Selain itu, Muhammad Syaiful Hadi (MS’18) yang kerap akrab dipanggil Ipung selaku pimpinan tim publikasi menceritakan kolaborasi menarik yang terjadi pada proyek ini. Hal ini dikarenakan tidak hanya mahasiswa dari berbagai jurusan saja yang berpartisipasi, namun dosen juga ikut aktif berpartisipasi, baik secara langsung di lapangan maupun secara tidak langsung.
“Kolaborasi ini bisa dibilang tidak hanya ke atas dan ke bawah namun juga ke samping. Di sini dosen tidak hanya bekerja sebagai bos namun kita bekerja bersama di lapangan,” kata Ipung. Ia juga menyebutkan bahwa momen ini adalah momen yang langka karena sangat jarang dosen dari berbagai fakultas mampu bekerja sama sebelumnya.
Beberapa dosen yang terlibat memiliki pandangan dan harapan beragam terkait teknologi ini. Salah satunya adalah Vani Virdyawan, S.T., M.T., Ph.D., seorang dosen muda ITB yang baru saja menyelesaikan S3 di Inggris. Menurutnya, proyek ini menjadi ekosistem belajar baru di antara dosen dan mahasiswa. Selain itu, Fani juga berharap agar produk ini mampu bermanfaat bagi kesejahteraan masyarakat dan perkembangan mahasiswa.

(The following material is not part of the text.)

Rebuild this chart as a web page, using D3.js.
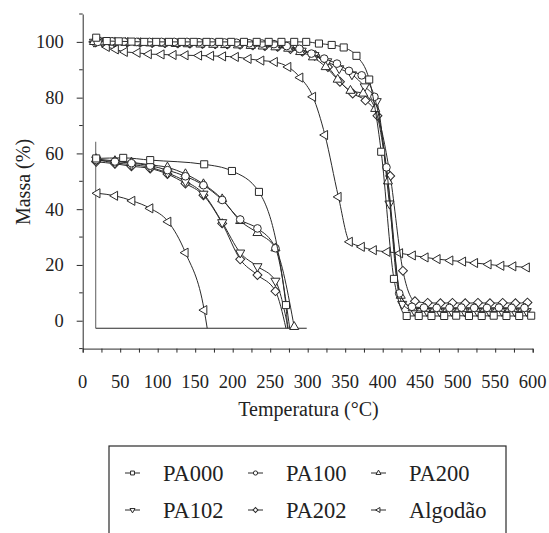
<!DOCTYPE html>
<html><head><meta charset="utf-8">
<script src="https://cdn.jsdelivr.net/npm/d3@7/dist/d3.min.js"></script>
<style>body{margin:0;background:#fff}svg{display:block}</style>
</head><body><svg id="c" width="549" height="533"></svg>
<script>
// ---- data ----
const pa000Temps = [18,32,48,65,82,98,115,132,148,165,182,198,215,232,248,265,282,298,315,332,348,365,382,398,415,432,448,465,482,498,515,532,548,565,582,598];
const pa000 = [101.5,100.3,100.2,100.1,100,100,100,100,100,100,100,100,100,100,100,100,100,100,99.4,98.9,98,95,86.5,60.6,15,1.7,1.7,1.7,1.7,1.8,1.7,1.7,1.8,1.7,1.7,1.8];
const pa100Temps = [20,39,55,72,89,105,122,139,155,172,189,205,222,239,255,272,289,305,322,339,355,372,389,405,422,439,455,472,489,505,522,539,555,572,589];
const pa100 = [100,100.2,100.1,100,100,100,100,100,99.9,99.9,99.8,99.7,99.5,99.4,99.2,98.5,97.5,95.8,94,92.2,89.6,88,80.3,55,9.8,5,4.7,4.6,4.6,4.7,4.6,4.6,4.7,4.6,4.6];
const pa200Temps = [15,24,40,57,74,90,107,124,140,157,174,190,207,224,240,257,274,290,307,324,340,357,374,390,407,424,440,457,474,490,507,524,540,557,574,590];
const pa200 = [100,99.9,99.8,99.7,99.6,99.5,99.4,99.3,99.2,99.1,99,98.9,98.8,98.6,98.4,98.1,97.6,96.4,94.5,91,86.5,82.5,81.5,76,50,9,4.5,4.3,4.2,4.3,4.2,4.3,4.2,4.3,4.2,4.3];
const pa102Temps = [15,26,42,59,76,92,109,126,142,159,176,192,209,226,242,259,276,292,309,326,342,359,376,392,409,426,442,459,476,492,509,526,542,559,576,592];
const pa102 = [100,100.1,100,100,99.9,99.9,99.8,99.8,99.7,99.6,99.5,99.4,99.3,99.1,98.9,98.6,98,96.8,95.2,93,90.5,88.3,84,78.7,42,6,3.6,3.4,3.3,3.4,3.3,3.4,3.3,3.4,3.3,3.4];
const pa202Temps = [17,27,43,60,77,93,110,127,143,160,177,193,210,227,243,260,277,293,310,327,343,360,377,393,410,427,443,460,477,493,510,527,543,560,577,593];
const pa202 = [99.8,99.9,100,99.9,99.8,99.7,99.6,99.5,99.4,99.3,99.2,99.1,99,98.8,98.5,98.2,97.4,96.5,95.2,91,85.7,81.5,79,73.5,51.9,17.9,7,6.4,6.3,6.4,6.3,6.4,6.3,6.4,6.3,6.5];
const algTemps = [15,32,44,56,73,88,105,121,137,155,171,187,204,221,238,256,274,290,307,323,341,356,372,388,406,423,440,457,473,490,507,523,541,558,574,592];
const algodao = [100,98.2,97.3,96.4,96.1,95.6,95.5,95.3,95.2,95.1,95,94.8,94.6,93.9,93.3,92.8,91,87.2,80.3,66.6,44.4,28.3,26.5,25.3,24.7,24.2,23.4,22.7,22.1,21.6,21.2,20.7,20.2,19.7,19.5,19.1];

// inset (read in main-axis units)
const insetFrame = [17.3, 298.7, -2.7, 64.2]; // xStart, xEnd, yBottom, yTop
const insetTemps = [18,43,65,90,113,137,161,186,210,233,257];
const ins000Temps = [18,54,90,162,199,235,271];
const ins000 = [58.2,58.4,57.6,56.1,53.7,46.2,5.6];
const ins100 = [57.6,57.1,56.5,55.6,54,51.8,48.6,43.3,36.3,33.1,26];
const ins200Temps = [18,43,65,90,113,137,161,186,210,233,257,282];
const ins200 = [58,57.3,56.8,55.9,55,52.6,49,43.6,35.8,31.5,26,-2.2];
const ins102 = [57.8,56.6,56,55,53,50,45.5,35.3,24.4,19.5,14.3];
const ins202 = [57,56.3,55.4,54.6,52.6,49.2,45,34.9,22,16.4,10.6];
const insAlgTemps = [19.5,43,66,90,114,137,162];
const insAlg = [45.7,44.8,43,40.3,35.5,24.4,3.8];
const insetEnds = {PA000:273, PA100:276, PA102:274, PA202:271, Alg:166};

const xTicks = [0,50,100,150,200,250,300,350,400,450,500,550,600];
const xMinor = d3.range(0,601,25);
const yTicks = [0,20,40,60,80,100];
const yMinor = [-10,10,30,50,70,90,110];
const names = ["PA000","PA100","PA200","PA102","PA202","Algodão"];

// ---- setup ----
const FONT = '"Liberation Serif"';
const svg = d3.select("#c").attr("font-family", FONT);
const x = d3.scaleLinear().domain([0,600]).range([82.7,532.7]);
const y = d3.scaleLinear().domain([-10,110]).range([348.6,14]);
const ink = "#2a2a2a";
const txt = "#222";

function sym(kind){
  const g = d3.symbol();
  switch(kind){
    case "square": return {d:g.type(d3.symbolSquare).size(50)(), r:0};
    case "circle": return {d:g.type(d3.symbolCircle).size(46)(), r:0};
    case "tup": return {d:g.type(d3.symbolTriangle).size(36)(), r:0};
    case "tdown": return {d:g.type(d3.symbolTriangle).size(36)(), r:180};
    case "diamond": return {d:g.type(d3.symbolSquare).size(40)(), r:45};
    case "tleft": return {d:g.type(d3.symbolTriangle).size(36)(), r:-90};
  }
}
const kinds = {PA000:"square",PA100:"circle",PA200:"tup",PA102:"tdown",PA202:"diamond",Alg:"tleft"};

const line = d3.line().x(d=>x(d[0])).y(d=>y(d[1])).curve(d3.curveMonotoneX);
function drawSeries(pts, kind, endPt){
  const lp = endPt ? pts.concat([endPt]) : pts;
  svg.append("path").attr("d", line(lp)).attr("fill","none").attr("stroke",ink).attr("stroke-width",1);
  const s = sym(kind);
  svg.append("g").selectAll("path").data(pts).join("path")
    .attr("d", s.d).attr("transform", d=>`translate(${x(d[0])},${y(d[1])}) rotate(${s.r})`)
    .attr("fill","#fff").attr("stroke",ink).attr("stroke-width",1);
}
const zip = (t,v)=>t.map((tt,i)=>[tt,v[i]]);

// ---- axes ----
const gx = svg.append("g").attr("transform",`translate(0,${y(-10)})`)
  .call(d3.axisBottom(x).tickValues(xMinor).tickSize(4).tickFormat(""));
gx.select(".domain").attr("stroke",ink);
gx.selectAll(".tick line").attr("stroke",ink);
svg.append("g").selectAll("text").data(xTicks).join("text")
  .attr("x",d=>x(d)).attr("y",388).attr("text-anchor","middle").attr("font-size",18.5)
  .attr("font-family",FONT).attr("fill",txt).text(d=>d);

const gy = svg.append("g").attr("transform",`translate(${x(0)},0)`)
  .call(d3.axisLeft(y).tickValues(yTicks).tickSize(6).tickPadding(13).tickSizeOuter(0));
gy.attr("font-family",FONT);
gy.select(".domain").attr("stroke",ink);
gy.selectAll(".tick line").attr("stroke",ink);
gy.selectAll(".tick text").attr("font-size",18.5).attr("font-family",FONT).attr("fill",txt);
svg.append("g").selectAll("line").data(yMinor).join("line")
  .attr("x1",x(0)-3.5).attr("x2",x(0)).attr("y1",d=>y(d)).attr("y2",d=>y(d)).attr("stroke",ink);

svg.append("text").attr("transform",`translate(30,182) rotate(-90)`).attr("text-anchor","middle")
  .attr("font-size",20).attr("font-family",FONT).attr("fill",txt).text("Massa (%)");
svg.append("text").attr("x",308.5).attr("y",416).attr("text-anchor","middle").attr("font-size",20)
  .attr("font-family",FONT).attr("fill",txt).text("Temperatura (°C)");

// ---- inset frame ----
svg.append("line").attr("x1",x(insetFrame[0])).attr("x2",x(insetFrame[0]))
  .attr("y1",y(insetFrame[3])).attr("y2",y(insetFrame[2])).attr("stroke","#777").attr("stroke-width",1.2);
svg.append("line").attr("x1",x(insetFrame[0])).attr("x2",x(insetFrame[1]))
  .attr("y1",y(insetFrame[2])).attr("y2",y(insetFrame[2])).attr("stroke",ink).attr("stroke-width",1.2);

// ---- main series ----
drawSeries(zip(algTemps,algodao),"tleft");
drawSeries(zip(pa202Temps,pa202),"diamond");
drawSeries(zip(pa102Temps,pa102),"tdown");
drawSeries(zip(pa200Temps,pa200),"tup");
drawSeries(zip(pa100Temps,pa100),"circle");
drawSeries(zip(pa000Temps,pa000),"square");

// ---- inset series ----
const yb = insetFrame[2];
drawSeries(zip(insAlgTemps,insAlg),"tleft",[insetEnds.Alg,yb]);
drawSeries(zip(insetTemps,ins202),"diamond",[insetEnds.PA202,yb]);
drawSeries(zip(insetTemps,ins102),"tdown",[insetEnds.PA102,yb]);
drawSeries(zip(ins200Temps,ins200),"tup");
drawSeries(zip(insetTemps,ins100),"circle",[insetEnds.PA100,yb]);
drawSeries(zip(ins000Temps,ins000),"square",[insetEnds.PA000,yb]);

// ---- legend ----
svg.append("rect").attr("x",109).attr("y",446).attr("width",397).attr("height",120)
  .attr("fill","none").attr("stroke",ink).attr("stroke-width",1.2);
const legKinds = ["PA000","PA100","PA200","PA102","PA202","Alg"];
const colText = [163,286,409];
const rows = [473,510];
legKinds.forEach((k,i)=>{
  const t = colText[i%3], ry = rows[Math.floor(i/3)];
  svg.append("line").attr("x1",t-38).attr("x2",t-23).attr("y1",ry).attr("y2",ry).attr("stroke",ink);
  const s = sym(kinds[k]);
  svg.append("path").attr("d",s.d).attr("transform",`translate(${t-30.5},${ry}) rotate(${s.r}) scale(0.55)`)
    .attr("fill","#fff").attr("stroke",ink).attr("stroke-width",1/0.55);
  svg.append("text").attr("x",t).attr("y",ry+7.5).attr("font-size",22.5)
    .attr("font-family",FONT).attr("fill",txt).text(names[i]);
});
</script></body></html>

Tak hanya dosen muda ini, namun ada pula dukungan dan harapan dari Dr. Grandprix Thomryes Marth Kadja, M.Si. selaku Doktor termuda di Indonesia. Ia berpartisipasi dalam pembuatan absorbent zeolite untuk menyempurnakan proses penyaringan udara. “Karena untuk absorbent sendiri biasanya kita impor dari luar dan harganya mahal juga. Harapannya kita bisa membuat sendiri dari bahan dalam negeri yang juga berkualitas tinggi,” sebut dosen asal Kupang ini.